DIRECTIONS: Restate the data word for word and leave the images out.

** start SUPPLIED INFORMATION **

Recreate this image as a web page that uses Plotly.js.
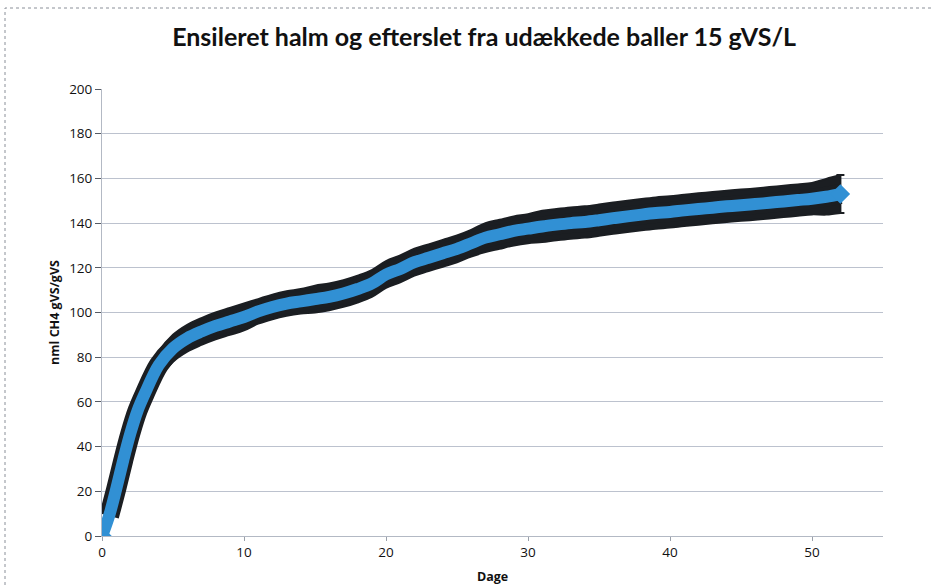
<!DOCTYPE html>
<html>
<head>
<meta charset="utf-8">
<script src="https://cdn.plot.ly/plotly-3.0.1.min.js"></script>
<style>html,body{margin:0;padding:0;background:#fff;}#chart{width:931px;height:585px;}</style>
</head>
<body>
<div id="chart"></div>
<script>
// Days since start
var days = [0,0.5,1,1.5,2,2.5,3,4,5,6,7,8,9,10,11,12,13,14,15,16,17,18,19,20,21,22,23,24,25,26,27,28,29,30,31,32,33,34,35,36,37,38,39,40,41,42,43,44,45,46,47,48,49,50,51,52];
// Mean methane yield (nml CH4 / gVS)
var ch4 = [0,9,21,34,46,56,63.5,76.5,84,88.5,91.5,94,96,98,100.5,102.5,104,105,106,107,108.5,110.5,113,117,119.5,122.5,124.5,126.5,128.5,131,133.5,135,136.5,137.5,138.5,139.3,140,140.5,141.3,142.2,143,143.8,144.5,145,145.7,146.3,146.9,147.5,148,148.5,149.1,149.7,150.3,150.9,151.8,153];
// Standard deviation (error bars)
var sd = [0,2,4,5,5.5,6,6,6,6,6,6,6,6,6,5.5,5.5,5.5,5.5,6,6,6,6,6,6,6,6,6,6,6,6,6.5,6.5,6.5,6.5,7,7,7,7,7,7,7,7,7,7,7,7,7,7,7,7,7,7,7,7,8,8.5];
var xTicks = [0,10,20,30,40,50];
var yTicks = [0,20,40,60,80,100,120,140,160,180,200];

var upper = ch4.map(function(v,i){return v + sd[i];});
var lower = ch4.map(function(v,i){return v - sd[i];});
var n = days.length - 1;

var BLUE = '#3190d4';
var BLACK = '#1b1e22';

var traces = [
  {x: days, y: lower, mode: 'lines', line: {color: BLACK, width: 2, shape: 'spline'}, hoverinfo: 'skip', showlegend: false},
  {x: days, y: upper, mode: 'lines', fill: 'tonexty', fillcolor: BLACK, line: {color: BLACK, width: 2, shape: 'spline'}, hoverinfo: 'skip', showlegend: false},
  {x: days.slice(1), y: ch4.slice(1), mode: 'lines', line: {color: BLACK, width: 20, shape: 'spline'}, hoverinfo: 'skip', showlegend: false},
  {x: [days[n]], y: [ch4[n]], mode: 'markers', marker: {size: 1, color: BLACK},
   error_y: {type: 'data', array: [sd[n]], visible: true, color: BLACK, thickness: 2, width: 4}, showlegend: false},
  {x: days, y: ch4, mode: 'lines', line: {color: BLUE, width: 12, shape: 'spline'}, showlegend: false},
  {x: [days[0], days[n]], y: [ch4[0], ch4[n]], mode: 'markers', marker: {symbol: 'diamond', size: 15, color: BLUE}, showlegend: false}
];

var x0 = 102, x1 = 883, yTop = 89, yBot = 536;
function px2paperX(p){return (p - x0)/(x1 - x0);}
function px2paperY(p){return (yBot - p)/(yBot - yTop);}

var layout = {
  width: 931, height: 585,
  margin: {l: x0, r: 931 - x1, t: yTop, b: 585 - yBot, pad: 0},
  paper_bgcolor: '#ffffff', plot_bgcolor: '#ffffff',
  font: {family: 'Open Sans, sans-serif', color: '#111111'},
  title: {text: '<b>Ensileret halm og efterslet fra udækkede baller 15 gVS/L</b>',
          font: {family: 'Lato, sans-serif', size: 25, color: '#111111'},
          x: 0.52, xref: 'container', xanchor: 'center', y: 1 - 37/585, yref: 'container', yanchor: 'middle'},
  showlegend: false,
  xaxis: {
    range: [0, 55], tickvals: xTicks, ticktext: xTicks.map(String),
    showgrid: false, zeroline: false, showline: true, linecolor: '#b3b9c4', linewidth: 1,
    ticks: 'outside', ticklen: 4, tickcolor: '#9aa0aa',
    tickfont: {family: 'Open Sans, sans-serif', size: 13.5, color: '#111111'},
    title: {text: '<b>Dage</b>', font: {family: 'Open Sans, sans-serif', size: 12.5, color: '#111111'}, standoff: 12}
  },
  yaxis: {
    range: [0, 200], tickvals: yTicks, ticktext: yTicks.map(String),
    showgrid: true, gridcolor: '#bcc2ce', gridwidth: 1,
    zeroline: false, showline: true, linecolor: '#b3b9c4', linewidth: 1,
    ticks: 'outside', ticklen: 6, tickcolor: '#555a63',
    tickfont: {family: 'Open Sans, sans-serif', size: 13.5, color: '#111111'},
    title: {text: '<b>nml CH4 gVS/gVS</b>', font: {family: 'Open Sans, sans-serif', size: 12.5, color: '#111111'}, standoff: 6}
  },
  shapes: [
    {type: 'rect', xref: 'paper', yref: 'paper', x0: px2paperX(5), x1: px2paperX(940), y0: px2paperY(600), y1: px2paperY(8),
     line: {color: '#8a8f98', width: 1, dash: 'dot'}, fillcolor: 'rgba(0,0,0,0)', layer: 'below'}
  ]
};

Plotly.newPlot('chart', traces, layout, {staticPlot: true, displayModeBar: false});
</script>
</body>
</html>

** end SUPPLIED INFORMATION **

WRITTEN REPLY:
Recreate this image as a web page that uses Plotly.js.
<!DOCTYPE html>
<html>
<head>
<meta charset="utf-8">
<script src="https://cdn.plot.ly/plotly-3.0.1.min.js"></script>
<style>html,body{margin:0;padding:0;background:#fff;}#chart{width:931px;height:585px;}</style>
</head>
<body>
<div id="chart"></div>
<script>
// Days since start
var days = [0,0.5,1,1.5,2,2.5,3,4,5,6,7,8,9,10,11,12,13,14,15,16,17,18,19,20,21,22,23,24,25,26,27,28,29,30,31,32,33,34,35,36,37,38,39,40,41,42,43,44,45,46,47,48,49,50,51,52];
// Mean methane yield (nml CH4 / gVS)
var ch4 = [0,9,21,34,46,56,63.5,76.5,84,88.5,91.5,94,96,98,100.5,102.5,104,105,106,107,108.5,110.5,113,117,119.5,122.5,124.5,126.5,128.5,131,133.5,135,136.5,137.5,138.5,139.3,140,140.5,141.3,142.2,143,143.8,144.5,145,145.7,146.3,146.9,147.5,148,148.5,149.1,149.7,150.3,150.9,151.8,153];
// Standard deviation (error bars)
var sd = [0,2,4,5,5.5,6,6,6,6,6,6,6,6,6,5.5,5.5,5.5,5.5,6,6,6,6,6,6,6,6,6,6,6,6,6.5,6.5,6.5,6.5,7,7,7,7,7,7,7,7,7,7,7,7,7,7,7,7,7,7,7,7,8,8.5];
var xTicks = [0,10,20,30,40,50];
var yTicks = [0,20,40,60,80,100,120,140,160,180,200];

var upper = ch4.map(function(v,i){return v + sd[i];});
var lower = ch4.map(function(v,i){return v - sd[i];});
var n = days.length - 1;

var BLUE = '#3190d4';
var BLACK = '#1b1e22';

var traces = [
  {x: days, y: lower, mode: 'lines', line: {color: BLACK, width: 2, shape: 'spline'}, hoverinfo: 'skip', showlegend: false},
  {x: days, y: upper, mode: 'lines', fill: 'tonexty', fillcolor: BLACK, line: {color: BLACK, width: 2, shape: 'spline'}, hoverinfo: 'skip', showlegend: false},
  {x: days.slice(1), y: ch4.slice(1), mode: 'lines', line: {color: BLACK, width: 20, shape: 'spline'}, hoverinfo: 'skip', showlegend: false},
  {x: [days[n]], y: [ch4[n]], mode: 'markers', marker: {size: 1, color: BLACK},
   error_y: {type: 'data', array: [sd[n]], visible: true, color: BLACK, thickness: 2, width: 4}, showlegend: false},
  {x: days, y: ch4, mode: 'lines', line: {color: BLUE, width: 12, shape: 'spline'}, showlegend: false},
  {x: [days[0], days[n]], y: [ch4[0], ch4[n]], mode: 'markers', marker: {symbol: 'diamond', size: 15, color: BLUE}, showlegend: false}
];

var x0 = 102, x1 = 883, yTop = 89, yBot = 536;
function px2paperX(p){return (p - x0)/(x1 - x0);}
function px2paperY(p){return (yBot - p)/(yBot - yTop);}

var layout = {
  width: 931, height: 585,
  margin: {l: x0, r: 931 - x1, t: yTop, b: 585 - yBot, pad: 0},
  paper_bgcolor: '#ffffff', plot_bgcolor: '#ffffff',
  font: {family: 'Open Sans, sans-serif', color: '#111111'},
  title: {text: '<b>Ensileret halm og efterslet fra udækkede baller 15 gVS/L</b>',
          font: {family: 'Lato, sans-serif', size: 25, color: '#111111'},
          x: 0.52, xref: 'container', xanchor: 'center', y: 1 - 37/585, yref: 'container', yanchor: 'middle'},
  showlegend: false,
  xaxis: {
    range: [0, 55], tickvals: xTicks, ticktext: xTicks.map(String),
    showgrid: false, zeroline: false, showline: true, linecolor: '#b3b9c4', linewidth: 1,
    ticks: 'outside', ticklen: 4, tickcolor: '#9aa0aa',
    tickfont: {family: 'Open Sans, sans-serif', size: 13.5, color: '#111111'},
    title: {text: '<b>Dage</b>', font: {family: 'Open Sans, sans-serif', size: 12.5, color: '#111111'}, standoff: 12}
  },
  yaxis: {
    range: [0, 200], tickvals: yTicks, ticktext: yTicks.map(String),
    showgrid: true, gridcolor: '#bcc2ce', gridwidth: 1,
    zeroline: false, showline: true, linecolor: '#b3b9c4', linewidth: 1,
    ticks: 'outside', ticklen: 6, tickcolor: '#555a63',
    tickfont: {family: 'Open Sans, sans-serif', size: 13.5, color: '#111111'},
    title: {text: '<b>nml CH4 gVS/gVS</b>', font: {family: 'Open Sans, sans-serif', size: 12.5, color: '#111111'}, standoff: 6}
  },
  shapes: [
    {type: 'rect', xref: 'paper', yref: 'paper', x0: px2paperX(5), x1: px2paperX(940), y0: px2paperY(600), y1: px2paperY(8),
     line: {color: '#8a8f98', width: 1, dash: 'dot'}, fillcolor: 'rgba(0,0,0,0)', layer: 'below'}
  ]
};

Plotly.newPlot('chart', traces, layout, {staticPlot: true, displayModeBar: false});
</script>
</body>
</html>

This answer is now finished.